検診・治療START!ステップで紹介します
- 1疾患と治療方法の説明を行う
-
鼠径ヘルニアとはどういう病気なのか、将来的に起こり得るリスクも含めて患者に説明する。放っておいても良くはならず徐々に大きくなるため、早い段階での手術が必要なことを伝え、同時に患者の生活習慣などを考慮し、どのような手術方法が適切かを説明する。患者が抱く不安を丁寧に聞き出し、安心して治療に臨めるようにする。
- 2手術を行うための検査を行う
-
クリニックでは血液検査・心電図検査・呼吸器機能の検査を行い、連携医療機関で腹臥位のコンピューター断層撮影(CT検査)を行う。1ヵ所だけのヘルニアだと思っていても、実は複数箇所が合併していることもあるため、正確な診断をつけるためにも重要な検査だ。検査結果は当日そろうので、患者にどのような状態かを説明し、その日のうちに手術日を決定する。
- 3手術時間の30分前に来院し、治療スタート
-
麻酔科専門医が診察後に麻酔開始。手術は全身麻酔下で行われ、術中は痛みを感じない。腹部に5ミリ程度の穴を3ヵ所開け、そこから器具を差し込み、腹腔に炭酸ガスを入れてモニターで観察しながら進める。メッシュ(人工膜)で鼠径部の弱くなっている部分を覆い、症例によっては腹壁にピンで固定。やがて腹膜、メッシュ、筋膜が癒合して硬い膜ができ穴がふさがれていく。手術時間は片側で40〜60分、両側で60〜100分程度。
- 4麻酔が完全に切れるまでリカバリー室で休息する
-
手術後、麻酔はすぐに切れてくる。手術室のすぐ隣がリカバリー室になっており、手術後はリカバリーベッドへ歩いて移動。個室感覚でリクライニングシートがあるので、90〜120分程度、麻酔が完全に切れるまで休息をとる。

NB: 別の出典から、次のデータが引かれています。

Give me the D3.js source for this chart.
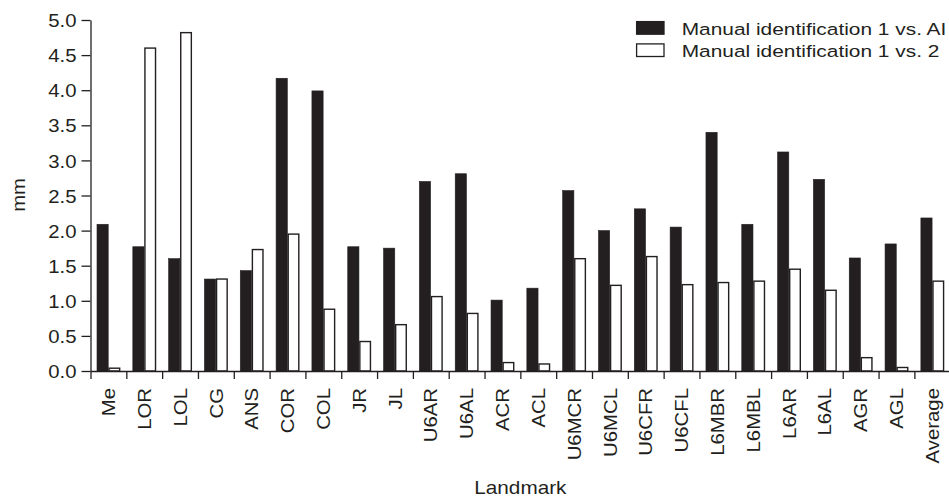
<!DOCTYPE html>
<html>
<head>
<meta charset="utf-8">
<script src="https://cdn.jsdelivr.net/npm/d3@7"></script>
<style>
  html, body { margin: 0; padding: 0; background: #fff; }
  svg { display: block; }
  text { font-family: "Liberation Sans", Arial, Helvetica, sans-serif; fill: #231f20; }
</style>
</head>
<body>
<svg id="chart" width="949" height="497"></svg>
<script>
// Landmarks along the x axis
const landmarks = ["Me", "LOR", "LOL", "CG", "ANS", "COR", "COL", "JR", "JL", "U6AR", "U6AL",
  "ACR", "ACL", "U6MCR", "U6MCL", "U6CFR", "U6CFL", "L6MBR", "L6MBL", "L6AR", "L6AL",
  "AGR", "AGL", "Average"];

// Mean distance (mm): manual identification 1 vs. AI
const vsAI = [2.09, 1.77, 1.60, 1.31, 1.43, 4.17, 3.99, 1.77, 1.75, 2.70, 2.81,
  1.01, 1.18, 2.57, 2.00, 2.31, 2.05, 3.40, 2.09, 3.12, 2.73, 1.61, 1.81, 2.18];

// Mean distance (mm): manual identification 1 vs. 2
const vsManual2 = [0.04, 4.60, 4.82, 1.31, 1.73, 1.95, 0.88, 0.42, 0.66, 1.06, 0.82,
  0.12, 0.10, 1.60, 1.22, 1.63, 1.23, 1.26, 1.28, 1.45, 1.15, 0.19, 0.05, 1.28];

const seriesNames = ["Manual identification 1 vs. AI", "Manual identification 1 vs. 2"];
const yTicks = [0, 0.5, 1.0, 1.5, 2.0, 2.5, 3.0, 3.5, 4.0, 4.5, 5.0];

const ink = "#231f20";
const svg = d3.select("#chart");

const plotLeft = 90.5, plotRight = 950.2, plotTop = 20, plotBottom = 371;

const x = d3.scaleBand().domain(landmarks).range([plotLeft, plotRight]).padding(0);
const xEdge = d3.scaleLinear().domain([0, landmarks.length]).range([plotLeft, plotRight]);
const inner = d3.scaleBand().domain([0, 1]).range([6.2, 29.8]).padding(0);
const y = d3.scaleLinear().domain([0, 5]).range([plotBottom, plotTop]);

// widen glyphs along the text direction
function stretch(sel, k) {
  sel.each(function () {
    const len = this.getComputedTextLength();
    d3.select(this).attr("textLength", len * k).attr("lengthAdjust", "spacingAndGlyphs");
  });
}

// bars
const groups = svg.append("g").selectAll("g")
  .data(landmarks.map((d, i) => ({ name: d, values: [vsAI[i], vsManual2[i]] })))
  .join("g")
  .attr("transform", d => `translate(${x(d.name)},0)`);

groups.selectAll("rect")
  .data(d => d.values.map((v, j) => ({ v, j })))
  .join("rect")
  .attr("x", d => inner(d.j) + (d.j === 1 ? 0.6 : 0.3))
  .attr("width", d => inner.bandwidth() - (d.j === 1 ? 1.2 : 0.6))
  .attr("y", d => y(d.v))
  .attr("height", d => y(0) - y(d.v))
  .attr("fill", d => d.j === 0 ? ink : "#fff")
  .attr("stroke", ink)
  .attr("stroke-width", d => d.j === 0 ? 0.6 : 1.4);

// y axis
const yAxis = svg.append("g")
  .attr("transform", `translate(${plotLeft},0)`)
  .call(d3.axisLeft(y).tickValues(yTicks).tickFormat(d3.format(".1f"))
    .tickSize(9).tickSizeOuter(0).tickPadding(5));
yAxis.selectAll("text").style("font-size", "18.5px").attr("dy", "0.36em");
yAxis.selectAll("line, path").attr("stroke", ink).attr("stroke-width", 1.3);
stretch(yAxis.selectAll("text"), 1.1);

// x axis: ticks on category boundaries
const xTicks = svg.append("g")
  .attr("transform", `translate(0,${plotBottom})`)
  .call(d3.axisBottom(xEdge).tickValues(d3.range(landmarks.length + 1))
    .tickFormat("").tickSize(8).tickSizeOuter(0));
xTicks.selectAll("line, path").attr("stroke", ink).attr("stroke-width", 1.3);

// x axis: rotated category labels
const xLabels = svg.append("g")
  .attr("transform", `translate(0,${plotBottom})`)
  .call(d3.axisBottom(x).tickSize(0).tickPadding(0));
xLabels.select(".domain").remove();
xLabels.selectAll("text")
  .style("font-size", "18.5px")
  .attr("text-anchor", "end")
  .attr("transform", "rotate(-90)")
  .attr("x", -17)
  .attr("y", 0)
  .attr("dy", "0.36em");
stretch(xLabels.selectAll("text"), 1.1);

// axis titles
const yTitle = svg.append("text")
  .attr("transform", `translate(25,195) rotate(-90)`)
  .attr("text-anchor", "middle")
  .style("font-size", "18.5px")
  .text("mm");
stretch(yTitle, 1.09);

const xTitle = svg.append("text")
  .attr("x", (plotLeft + plotRight) / 2)
  .attr("y", 494)
  .attr("text-anchor", "middle")
  .style("font-size", "18.5px")
  .text("Landmark");
stretch(xTitle, 1.12);

// legend
const legend = svg.append("g").attr("transform", "translate(636,21)");
const rows = legend.selectAll("g").data(seriesNames).join("g")
  .attr("transform", (d, i) => `translate(0,${i * 22.3})`);
rows.append("rect")
  .attr("x", 0.6).attr("y", 0.6)
  .attr("width", 27.4).attr("height", 12.6)
  .attr("fill", (d, i) => i === 0 ? ink : "#fff")
  .attr("stroke", ink).attr("stroke-width", 1.3);
const legText = rows.append("text")
  .attr("x", 45.7).attr("y", 14)
  .style("font-size", "17.2px")
  .text(d => d);
stretch(legText, 1.215);
</script>
</body>
</html>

体の状態に合わせて、歩行や飲水、軽食の摂取、排尿を行う。医師が経過を観察後、帰宅となる。夜間にクリニックから患者に電話をし、容体の確認をしているそう。
- 5手術後の再診
-
手術後2週間は、重い物を持たないなどのいくつかの注意点を守り、1〜4週間後に状態確認のために受診する。患部や傷口の状態などを確認し、併せて合併症の有無も確認。問題がなければ治療終了となる。クリニックによっては、3ヵ月後、半年後と受診を促すところもあるが、日帰り手術を行う患者は子育てや仕事に忙しい人が多いので、同院ではできる限り患者の生活を優先し、何かあったら受診してもらう程度にとどめているそう。